Für die Energieunternehmen ist das ein echtes Problem, denn sie können die höheren Kosten nicht einfach an die Verbraucher weitergeben. Die Regierung hatte im Jänner 2019 eine Preisobergrenze für die Energieversorgung erlassen. Bei den momentanen Großhandelspreisen ist das für Energieunternehmen
ein glattes Verlustgeschäft.
Kleinere Unternehmen, die ihren Kunden niedrige Preise garantiert haben und kaum Rücklagen haben, stecken in Schwierigkeiten.
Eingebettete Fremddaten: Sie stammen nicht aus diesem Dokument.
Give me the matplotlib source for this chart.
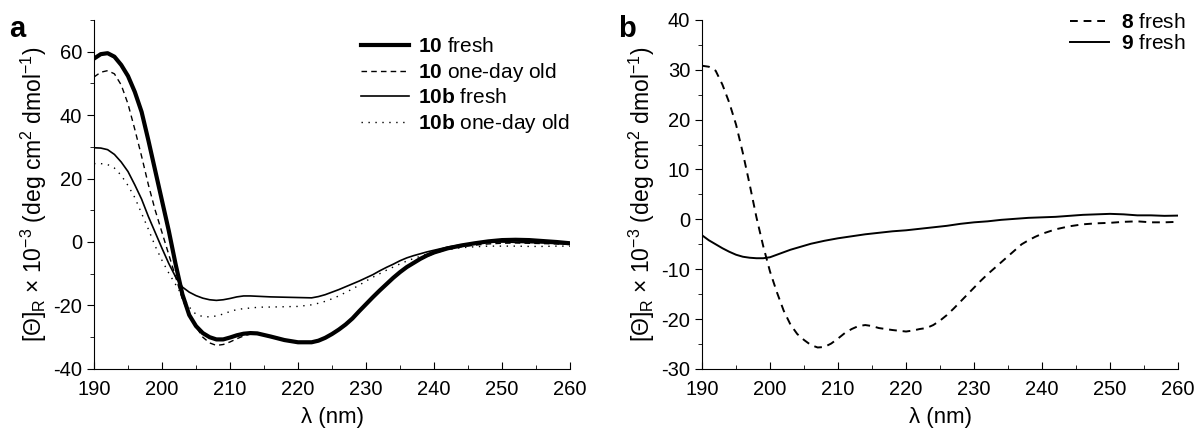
import matplotlib
matplotlib.use("Agg")
import matplotlib.pyplot as plt
from matplotlib.ticker import MultipleLocator

plt.rcParams["font.family"] = ["Liberation Sans", "DejaVu Sans"]
plt.rcParams["mathtext.fontset"] = "custom"
plt.rcParams["mathtext.rm"] = "Liberation Sans"
plt.rcParams["mathtext.bf"] = "Liberation Sans:bold"
plt.rcParams["axes.unicode_minus"] = False

# panel a: compound 10 / 10b, fresh and one-day old
wl_a = [190, 191, 192, 193, 194, 195, 196, 197, 198, 199, 200, 201, 202, 203,
        204, 205, 206, 207, 208, 209, 210, 211, 212, 213, 214, 215, 216, 218,
        220, 222, 223, 224, 225, 226, 227, 228, 229, 230, 231, 232, 233, 234,
        235, 236, 237, 238, 239, 240, 242, 244, 246, 248, 250, 252, 254, 256,
        258, 260]
theta_10_fresh = [57.8, 59.2, 59.5, 58.4, 55.8, 52.3, 47.3, 41.0, 32.0, 22.5,
                  13.0, 3.5, -7.0, -16.5, -23.0, -26.5, -28.7, -30.0, -30.7,
                  -30.7, -30.1, -29.4, -28.9, -28.7, -28.8, -29.3, -29.8,
                  -30.9, -31.6, -31.6, -31.1, -30.2, -29.0, -27.6, -26.0,
                  -24.1, -21.8, -19.6, -17.4, -15.3, -13.3, -11.3, -9.5, -7.9,
                  -6.6, -5.3, -4.2, -3.3, -2.0, -1.1, -0.4, 0.2, 0.6, 0.7, 0.6,
                  0.3, 0.0, -0.4]
theta_10_old = [52.0, 53.5, 54.0, 53.0, 49.5, 43.5, 35.5, 27.0, 18.0, 10.0,
                3.0, -4.0, -11.0, -18.0, -23.0, -26.7, -30.0, -31.8, -32.6,
                -32.3, -31.5, -30.5, -29.6, -29.0, -28.9, -29.2, -29.6, -30.7,
                -31.5, -31.6, -31.1, -30.3, -29.1, -27.8, -26.1, -24.3, -22.0,
                -19.8, -17.6, -15.4, -13.4, -11.4, -9.7, -8.1, -6.7, -5.5,
                -4.5, -3.6, -2.3, -1.5, -1.0, -0.6, -0.4, -0.3, -0.4, -0.5,
                -0.6, -0.8]
theta_10b_fresh = [29.7, 29.6, 29.1, 27.6, 25.2, 22.2, 18.0, 13.5, 8.0, 3.0,
                   -2.0, -6.8, -11.0, -14.2, -15.8, -16.9, -17.7, -18.2, -18.4,
                   -18.2, -17.8, -17.3, -17.0, -17.0, -17.1, -17.2, -17.3,
                   -17.4, -17.5, -17.6, -17.2, -16.6, -15.8, -15.0, -14.1,
                   -13.2, -12.3, -11.3, -10.3, -9.1, -8.0, -7.0, -5.9, -5.0,
                   -4.3, -3.7, -3.1, -2.6, -1.6, -0.9, -0.4, -0.1, 0.0, -0.1,
                   -0.2, -0.3, -0.5, -0.7]
theta_10b_old = [24.7, 24.7, 24.4, 23.3, 21.0, 17.8, 14.0, 9.0, 4.0, -1.3,
                 -5.8, -9.8, -13.4, -17.0, -20.5, -22.8, -23.5, -23.6, -23.3,
                 -22.7, -21.9, -21.3, -21.0, -20.8, -20.6, -20.5, -20.5, -20.4,
                 -20.3, -19.8, -19.3, -18.7, -17.9, -17.0, -15.9, -14.8, -13.6,
                 -12.3, -11.1, -10.0, -8.9, -7.9, -6.9, -6.0, -5.2, -4.5, -3.8,
                 -3.3, -2.4, -1.8, -1.5, -1.3, -1.3, -1.3, -1.4, -1.4, -1.3,
                 -1.3]

# panel b: compounds 8 and 9, fresh
wl_b = [190, 191, 192, 193, 194, 195, 196, 197, 198, 199, 200, 201, 202, 203,
        204, 205, 206, 207, 208, 209, 210, 211, 212, 213, 214, 215, 216, 218,
        220, 221, 222, 223, 224, 225, 226, 227, 228, 229, 230, 231, 232, 233,
        234, 235, 236, 237, 238, 239, 240, 242, 244, 246, 248, 250, 252, 254,
        256, 258, 260]
theta_8_fresh = [30.8, 30.6, 29.8, 27.0, 23.4, 19.0, 13.3, 7.0, 0.4, -5.4,
                 -10.5, -14.6, -18.3, -21.1, -23.0, -24.2, -25.2, -25.7, -25.6,
                 -24.9, -23.9, -22.8, -22.0, -21.4, -21.2, -21.4, -21.8, -22.2,
                 -22.5, -22.3, -22.0, -21.8, -21.2, -20.3, -19.2, -17.9, -16.5,
                 -15.1, -13.7, -12.3, -11.0, -9.8, -8.6, -7.4, -6.2, -5.0,
                 -4.2, -3.5, -2.9, -2.0, -1.4, -1.0, -0.8, -0.7, -0.5, -0.4,
                 -0.6, -0.6, -0.5]
theta_9_fresh = [-3.2, -4.2, -5.0, -5.8, -6.5, -7.1, -7.5, -7.7, -7.8, -7.8,
                 -7.6, -7.1, -6.6, -6.1, -5.7, -5.3, -4.9, -4.6, -4.3, -4.05,
                 -3.8, -3.6, -3.4, -3.2, -3.0, -2.85, -2.7, -2.4, -2.2, -2.05,
                 -1.9, -1.75, -1.6, -1.45, -1.3, -1.1, -0.9, -0.75, -0.6, -0.5,
                 -0.4, -0.25, -0.1, 0.0, 0.1, 0.2, 0.3, 0.35, 0.4, 0.5, 0.7,
                 0.9, 1.0, 1.1, 1.0, 0.8, 0.8, 0.7, 0.75]

ylabel = r"[Θ]$_\mathrm{R}$ × 10$^{-3}$ (deg cm$^2$ dmol$^{-1}$)"

fig = plt.figure(figsize=(11.96, 4.32), dpi=100)
ax_a = fig.add_axes([0.0786, 0.146, 0.398, 0.808])
ax_b = fig.add_axes([0.587, 0.146, 0.398, 0.808])

ax_a.plot(wl_a, theta_10_fresh, color="black", lw=3.0,
          label=r"$\mathbf{10}$ fresh")
ax_a.plot(wl_a, theta_10_old, color="black", lw=1.0, ls=(0, (4, 3)),
          label=r"$\mathbf{10}$ one-day old")
ax_a.plot(wl_a, theta_10b_fresh, color="black", lw=1.2,
          label=r"$\mathbf{10b}$ fresh")
ax_a.plot(wl_a, theta_10b_old, color="black", lw=1.0, ls=(0, (1, 4)),
          label=r"$\mathbf{10b}$ one-day old")

ax_b.plot(wl_b, theta_8_fresh, color="black", lw=1.4, ls=(0, (4, 3)),
          label=r"$\mathbf{8}$ fresh")
ax_b.plot(wl_b, theta_9_fresh, color="black", lw=1.4,
          label=r"$\mathbf{9}$ fresh")

ax_a.set_ylim(-40, 70)
ax_a.set_yticks([-40, -20, 0, 20, 40, 60])
ax_a.yaxis.set_minor_locator(MultipleLocator(10))
ax_b.set_ylim(-30, 40)
ax_b.set_yticks(range(-30, 41, 10))
ax_b.yaxis.set_minor_locator(MultipleLocator(5))

for ax in (ax_a, ax_b):
    ax.set_xlim(190, 260)
    ax.set_xticks(range(190, 261, 10))
    ax.xaxis.set_minor_locator(MultipleLocator(5))
    ax.spines["top"].set_visible(False)
    ax.spines["right"].set_visible(False)
    ax.tick_params(axis="x", which="both", direction="in", labelsize=14.5, pad=8)
    ax.tick_params(axis="y", which="both", direction="out", labelsize=14.5)
    ax.tick_params(which="major", length=5)
    ax.tick_params(which="minor", length=3)
    ax.set_xlabel("λ (nm)", fontsize=16, labelpad=6)
    ax.set_ylabel(ylabel, fontsize=16.5, labelpad=3)

ax_a.legend(loc="upper right", bbox_to_anchor=(1.0, 0.95), frameon=False,
            fontsize=15, handlelength=2.3, handletextpad=0.45,
            labelspacing=0.22, borderpad=0, borderaxespad=0)
ax_b.legend(loc="upper right", bbox_to_anchor=(1.015, 1.02), frameon=False,
            fontsize=15, handlelength=1.9, handletextpad=0.55,
            labelspacing=0.12, borderpad=0, borderaxespad=0)

fig.text(0.008, 0.915, "a", fontsize=21, fontweight="bold")
fig.text(0.517, 0.915, "b", fontsize=21, fontweight="bold")

fig.savefig("out.png", dpi=100)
Etwa der Energieversorger Green, der 250.000 Kunden hat. „Man muss gar nicht auf die nächsten sechs Monate schauen“, sagte Geschäftsführer Peter McGirr. „Schon in den nächsten drei Monaten wäre für uns Feierabend. Wir werden nicht ohne Unterstützung überleben.“
Doch Wirtschaftsminister Kwasi Kwarteng will nicht intervenieren – zumindest nicht zugunsten kleiner Unternehmen. Bei den größeren könnte das anders aussehen. Sie verlangen von der Regierung ebenfalls Unterstützung und werden, so die Spekulationen, wohl staatliche Zwischenkredite erwarten können.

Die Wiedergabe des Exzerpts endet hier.